Jum'ah 10 Syawal 1445 - 19 April 2024
Indonesian

Hukum Melontar Jumrah Dengan Coran Semen

175833

Tanggal Tayang : 22-09-2015

Penampilan-penampilan : 3167

Pertanyaan

Apa hukumnya melontar jumrah dengan potongan semen? Saya tidak dapat melihat jelas, saya kira dia adalah batu, hingga ada seseorang memperingatkan saya pada hari kedua. Apakah saya wajib mengulangi lontaran saya? Apa hukumnya melontar dengan pecahan batu besar setelah dipecahkan menjadi kerikil-kerikil kecil?

Teks Jawaban

Alhamdulillah.

Alhamulillah

Jumhur fuqoha menetapkan syarat dalam melontar jumrah dengan kerikil. Yaitu batu kecil, apapun jenisnya. Semen bukan termasuk batu, maka tidak sah menurut jumhur.

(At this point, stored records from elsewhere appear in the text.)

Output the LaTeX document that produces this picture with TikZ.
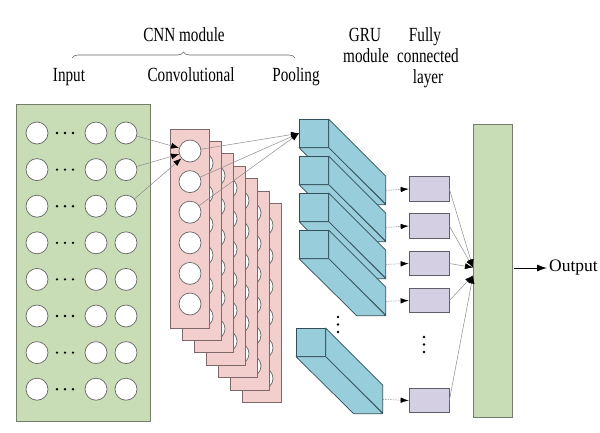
\documentclass[tikz,border=0pt]{standalone}
\usepackage{fontspec}
\setmainfont{Liberation Serif}
\usetikzlibrary{arrows.meta,decorations.pathreplacing,calc}
\newcommand\tallt[1]{\scalebox{1}[1.32]{#1}}
\definecolor{ingreen}{RGB}{200,220,182}
\definecolor{inedge}{RGB}{115,125,105}
\definecolor{convpink}{RGB}{242,206,204}
\definecolor{convedge}{RGB}{125,105,105}
\definecolor{poolblue}{RGB}{152,206,219}
\definecolor{pooledge}{RGB}{50,78,88}
\definecolor{grupurple}{RGB}{213,207,227}
\definecolor{gruedge}{RGB}{95,95,105}
\definecolor{linegray}{RGB}{140,140,140}
\tikzset{
  neuron/.style={circle, draw=black!60, fill=white, minimum size=22pt, inner sep=0pt, line width=0.7pt},
  inbox/.style={draw=inedge, fill=ingreen, minimum width=134pt, minimum height=317pt, inner sep=0pt, line width=0.7pt},
  convbox/.style={draw=convedge, fill=convpink, minimum width=39pt, minimum height=199pt, inner sep=0pt, line width=0.7pt},
  poolface/.style={draw=pooledge, fill=poolblue, minimum width=29pt, minimum height=28pt, inner sep=0pt, line width=0.7pt},
  poolside/.style={draw=pooledge, fill=poolblue, line width=0.7pt, line join=round},
  grubox/.style={draw=gruedge, fill=grupurple, minimum width=40pt, minimum height=24.5pt, inner sep=0pt, line width=0.7pt},
  fcbox/.style={draw=inedge, fill=ingreen, minimum width=39pt, minimum height=293pt, inner sep=0pt, line width=0.7pt},
  conn/.style={draw=linegray, line width=0.5pt, -{Latex[length=8pt,width=6pt,color=black]}},
  dconn/.style={draw=linegray, line width=0.5pt, dash pattern=on 1.5pt off 1pt, -{Latex[length=8pt,width=5.5pt,color=black]}},
  outarrow/.style={draw=black, line width=1pt, -{Latex[length=10pt,width=7pt]}},
  lbl/.style={font=\fontsize{15.2}{16}\selectfont, inner sep=0pt, anchor=base},
  outlbl/.style={font=\fontsize{17.5}{20}\selectfont, inner sep=2pt, anchor=west},
  bracestyle/.style={draw=black!60, line width=0.6pt, decorate, decoration={brace, amplitude=6pt}},
  dotmark/.style={fill=black}
}
\begin{document}
\begin{tikzpicture}[x=1pt,y=-1pt]
\useasboundingbox (0,0) rectangle (600,432);
\fill[white] (0,0) rectangle (600,432);

% labels
\node[lbl] (lcnn) at (184,41) {\tallt{CNN module}};
\coordinate (bl) at (72,58);
\coordinate (br) at (295,58);
\draw[bracestyle] (bl) -- (br);
\node[lbl] (lin) at (69,81) {\tallt{Input}};
\node[lbl] (lconv) at (191,81) {\tallt{Convolutional}};
\node[lbl] (lpool) at (296,81) {\tallt{Pooling}};
\node[lbl] (lgru1) at (365,41) {\tallt{GRU}};
\node[lbl] (lgru2) at (366,62) {\tallt{module}};
\node[lbl] (lfc1) at (425,41) {\tallt{Fully}};
\node[lbl] (lfc2) at (428,62) {\tallt{connected}};
\node[lbl] (lfc3) at (428,83) {\tallt{layer}};

% input layer
\node[inbox] (inp) at (83,262.5) {};
\foreach \r in {0,...,7} {
  \pgfmathsetmacro\yy{133+36.6*\r}
  \node[neuron] (in-\r-a) at (37,\yy) {};
  \node[neuron] (in-\r-b) at (96,\yy) {};
  \node[neuron] (in-\r-c) at (126,\yy) {};
  \foreach \dx in {57,65,73} \fill[dotmark] (\dx,\yy) circle (1.3pt);
}

% convolutional layers
\foreach \k in {6,5,...,0} {
  \node[convbox] (conv-\k) at ({189.5+12*\k},{228.5+12.4*\k}) {};
  \foreach \j in {0,...,5}
    \node[neuron] (c-\k-\j) at ({190+12*\k},{151+12.4*\k+30.6*\j}) {};
}

% pooling blocks
\foreach \i/\x/\y in {1/299/119, 2/299/156, 3/299/193, 4/299/230, 5/296/328} {
  \node[poolface, anchor=north west] (pf\i) at (\x,\y) {};
  \filldraw[poolside] (pf\i.north east) -- ++(57,57) -- ++(0,28) -- (pf\i.south east) -- cycle;
  \filldraw[poolside] (pf\i.south west) -- (pf\i.south east) -- ++(57,57) -- ++(-29,0) -- cycle;
  \coordinate (pb\i) at ($(pf\i.east)+(57,57)$);
}
\foreach \yy in {317,324.5,332} \fill[dotmark] (338,\yy) circle (1.3pt);

% input -> conv
\foreach \r in {0,1,2} \draw[conn] (in-\r-c) -- (c-0-0);
% conv -> pool
\foreach \j in {0,1,2} \draw[conn] (c-0-\j) -- (pf1.west);

% GRU
\foreach \i/\y in {1/189,2/226,3/263.5,4/300.5,5/400.5} {
  \node[grubox] (gru\i) at (429,\y) {};
  \draw[dconn] (pb\i) -- (gru\i.west);
}
\foreach \yy in {337,344.5,352} \fill[dotmark] (424,\yy) circle (1.3pt);

% fully connected
\node[fcbox] (fc) at (492.5,270.5) {};
\coordinate (fa) at (473,267.5);
\coordinate (fb) at (473,275.5);
\foreach \i in {1,2,3} \draw[conn] (gru\i.east) -- (fa);
\foreach \i in {4,5} \draw[conn] (gru\i.east) -- (fb);

% output
\node[outlbl] (out) at (547,268) {Output};
\draw[outarrow, shorten <=2pt] (fc.east |- out.west) -- (out.west);
\end{tikzpicture}
\end{document}
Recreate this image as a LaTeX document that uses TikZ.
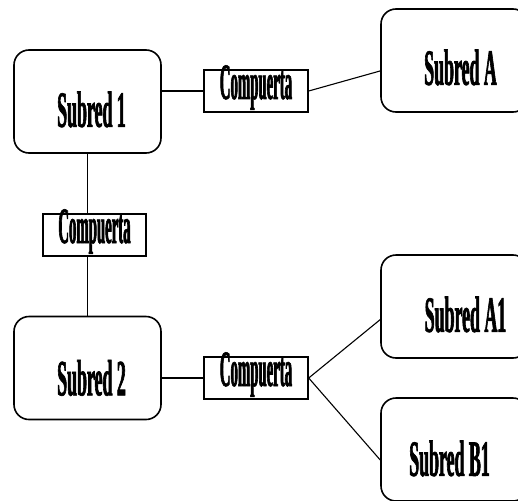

Ibnu Qudamah berkata, “Melontar dianggap sah jika dengan sesuatu yang disebut batu, dia adalah batu kecil, baik warnanya hitam, putih, merah, marmer, tembaga, kuarsa, serpihan, keramik, batu karang atau batu asah.  Ini adalah pendapat Imam Malik dan Syafii. Al-Qadhi berkata, ‘Tidak sah jika jenisnya keramik, tembaga, atau batu karang.  Ucapannya ini juga bermakna tidak sah, jika jenisnya berupa kuarsa atau batu asah. Abu Hanifah berkata, ‘Boleh dengan tanah, atau tanah liat dan apa saja yang termasuk dalam jenih tanah. Pendapat serupa juga disampaikan oleh Ats-Tsauri. Di riwayatkan dari Sakinah binti Husain bahwa dia melontar dengan jumrah sedang seseorang ada yang memberinya kerikil, dia bertakbir pada setiap lontaran kerikil, kemudian kerikilnya jatuh, maka dia melontar dengan cincinnya. Adapun pendapat kami, bahwa Nabi shallallahu alaihi wa sallam melontar dengan batu kerikil dan memerintahkan untuk melontar dengan kerikil sebesar kerikil yang dapat dijentikkan, dan beliau tidak menggunakan selainnya dan beliau menggunakan semua jenis batu, maka tidak boleh dikhususkan tanpa dalil atau memasukkan yang jenis lainnya tanpa dalil. Karena masalah ini tidak masuk dalam bab qiyas. (Al-Mughni, 3/218)

Dalam Al-Mausu’ah Al-Fiqhiyah (15/277), “Disyaratkan dalam melontar jumrah, agar dia berupa batu, ini adalah pendapat jumhur fuqoha (Maliki, Syafii dan Hambali), tidak boleh melontar dengan emas, perak, besi, perak, kayu, tanah liat, biji, debu, mutiara, semen, kapur. Karena Nabi shallallahu alaihi wa sallam melontar dengan batu kerikil dan memerintahkan agar melontar dengan batu seukuran batu yang dapat dijentikkan, maka jangan gunakan selainnya. Ulama kalangan mazhab Syafii membolehkan melontar dengan berbagai jenis batu.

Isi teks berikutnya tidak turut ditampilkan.